Мама в этой квартире с 1934-го года жила, когда заселялась — полная квартира была народа. В каждой комнате по трое, а то и по пятеро. Только в самой дальней — одинокая старушка. С этой старушкой некрасивая история вышла. Была она из каких-то бывших. Дом-то богатый, красивый. Уж чем эта старушка не угодила — не знаю. Но как-то пришли и забрали её. А комнату заперли со всеми вещами. Так соседи ходили, на двери поглядывали, всё думали, как бы эту комнату к рукам прибрать. Не успели. Война началась, вся квартира опустела. Хоть во всех комнатах ходи, если привидений не боишься.
Ещё канализация не работала. Все в вёдра ходили. Поначалу, пока силы были, вёдра по лестнице во двор выносили. Расплескают, конечно, по дороге, это всё замёрзнет. Того и гляди, чтоб не поскользнуться. А потом уже силы кончились, так прямо в окна выплёскивали. В окно выглянешь — все карнизы в жёлто-коричневых сосульках.
Милушку той зимой чуть не съели. Мать как-то выпустила её погулять на свежем воздухе. Там тогда фонтан был, качели какие-то. Милушка на качелях сидит, на снег смотрит. И подходит к ней женщина.
— Девочка, ты конфеты любишь?
— Люблю, — кивает сестра.
— Ты здесь живёшь?
— Да, вон там наша квартира, в пятом парадном.

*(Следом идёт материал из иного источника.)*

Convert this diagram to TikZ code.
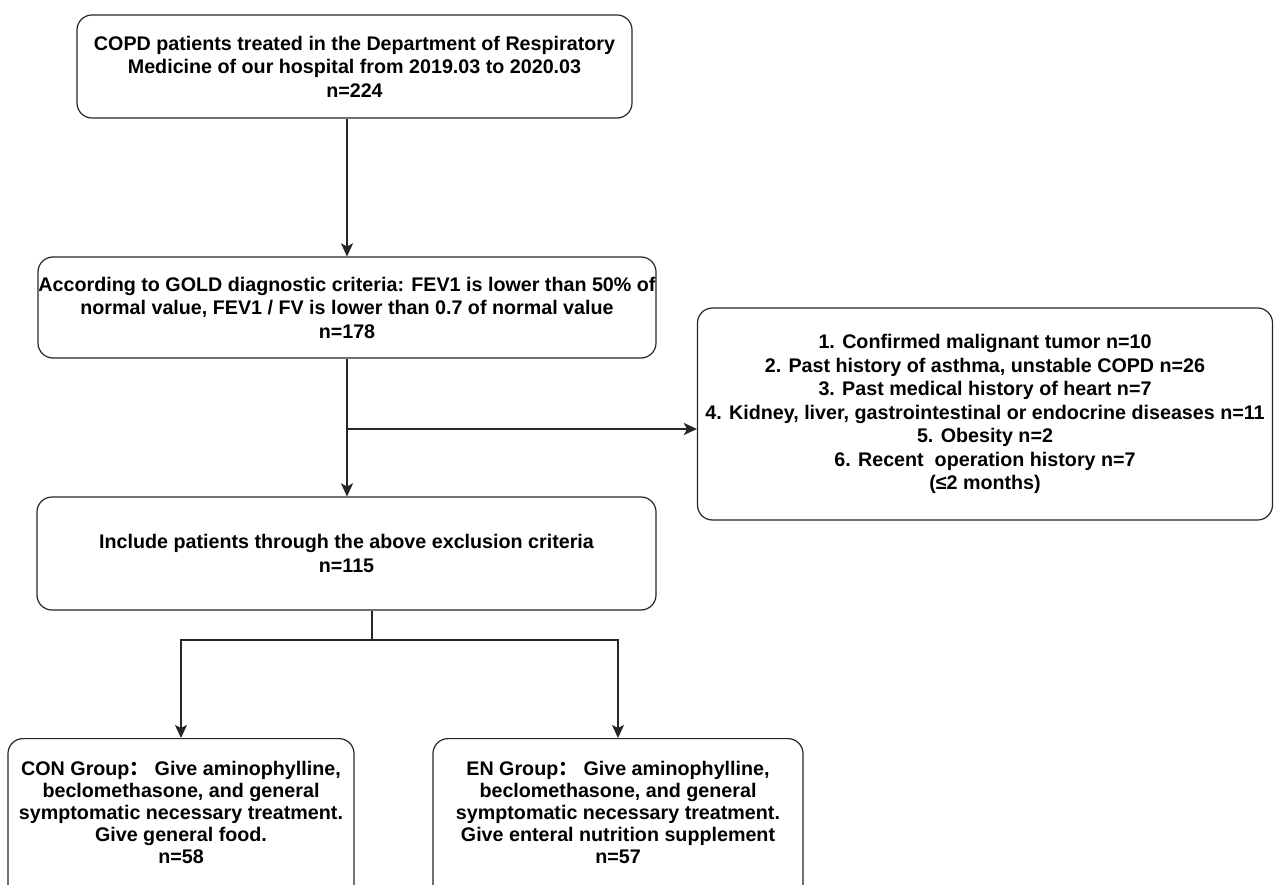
\documentclass[tikz,border=0pt]{standalone}
\usepackage{fontspec}
\setmainfont{Liberation Sans}
\newfontfamily\cjk{Noto Sans CJK SC}
\usetikzlibrary{arrows.meta}
\begin{document}
\begin{tikzpicture}[x=1pt,y=-1pt,
  box/.style={draw=black!85, line width=1.2pt, rounded corners=15pt, inner sep=0pt},
  txt/.style={align=center, font=\fontsize{19.7}{23.5}\selectfont\bfseries, inner sep=0pt},
  arr/.style={draw=black!85, line width=1.3pt, -{Stealth[length=13pt,width=12pt,inset=3pt]}},
  ln/.style={draw=black!85, line width=1.3pt}]
\clip (0,0) rectangle (1276,885);
\fill[white] (0,0) rectangle (1276,885);

\node[box, txt, minimum width=555pt, minimum height=103pt] (top) at (354.5,66.5)
 {COPD patients treated in the Department of Respiratory\\Medicine of our hospital from 2019.03 to 2020.03\\n=224};
\node[box, txt, minimum width=618pt, minimum height=101pt] (gold) at (347,307.5)
 {According to GOLD diagnostic criteria: FEV1 is lower than 50\% of\\normal value, FEV1 / FV is lower than 0.7 of normal value\\n=178};
\node[box, txt, minimum width=575pt, minimum height=212pt] (excl) at (985,414)
 {1. Confirmed malignant tumor n=10\\2. Past history of asthma, unstable COPD n=26\\3. Past medical history of heart n=7\\4. Kidney, liver, gastrointestinal or endocrine diseases n=11\\5. Obesity n=2\\6. Recent\ \ operation history n=7\\(≤2 months)};
\node[box, txt, minimum width=619pt, minimum height=113pt] (inc) at (346.5,553.5)
 {Include patients through the above exclusion criteria\\n=115};

\node[box, minimum width=346pt, minimum height=170pt, anchor=north] (con) at (181,738) {};
\node[txt, font=\fontsize{19.7}{22}\selectfont\bfseries] (contxt) at (181,812)
 {CON Group{\cjk ：}\ Give aminophylline,\\beclomethasone, and general\\symptomatic necessary treatment.\\Give general food.\\n=58};
\node[box, minimum width=370pt, minimum height=170pt, anchor=north] (en) at (618,738) {};
\node[txt, font=\fontsize{19.7}{22}\selectfont\bfseries] (entxt) at (618,812)
 {EN Group{\cjk ：}\ Give aminophylline,\\beclomethasone, and general\\symptomatic necessary treatment.\\Give enteral nutrition supplement\\n=57};

\coordinate (c1) at (347,0);
\coordinate (br) at (347,429);
\coordinate (sp) at (372,640);
\draw[arr] (top.south -| c1) -- (gold.north -| c1);
\draw[arr] (gold.south -| c1) -- (inc.north -| c1);
\draw[arr] (br) -- (br -| excl.west);
\draw[ln] (inc.south -| sp) -- (sp);
\draw[arr] (sp) -| (con.north);
\draw[arr] (sp) -| (en.north);
\end{tikzpicture}
\end{document}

— А я совсем рядом, вон в этом доме.
И машет куда-то неопределённо.
— Пошли, я тебя конфетами угощу.
Какие конфеты, Милушка со вчерашнего дня не ела. Как завороженная с качелей встала, уже к женщине руку протянула. Да про маму вспомнила.
— Я только у мамы отпрошусь.
— Не надо отпрашиваться, — машет рукой женщина. — Мы за две минуты — туда и сразу обратно. Конфеты вкусные, даже шоколадные есть. Мама и не узнает.
И тянется к сестре, уже за пальто её взяла. Милушка что-то в её лице разглядела, испугалась, рванулась и в парадное убежала из последних сил. Женщина кричала ей вслед, но догонять не стала.
Милушка в квартиру поднялась, маме всё рассказала. Так мама её потом до весны из комнаты не выпускала. Делает что-нибудь, спохватится, схватит Милушку за руку и плачет.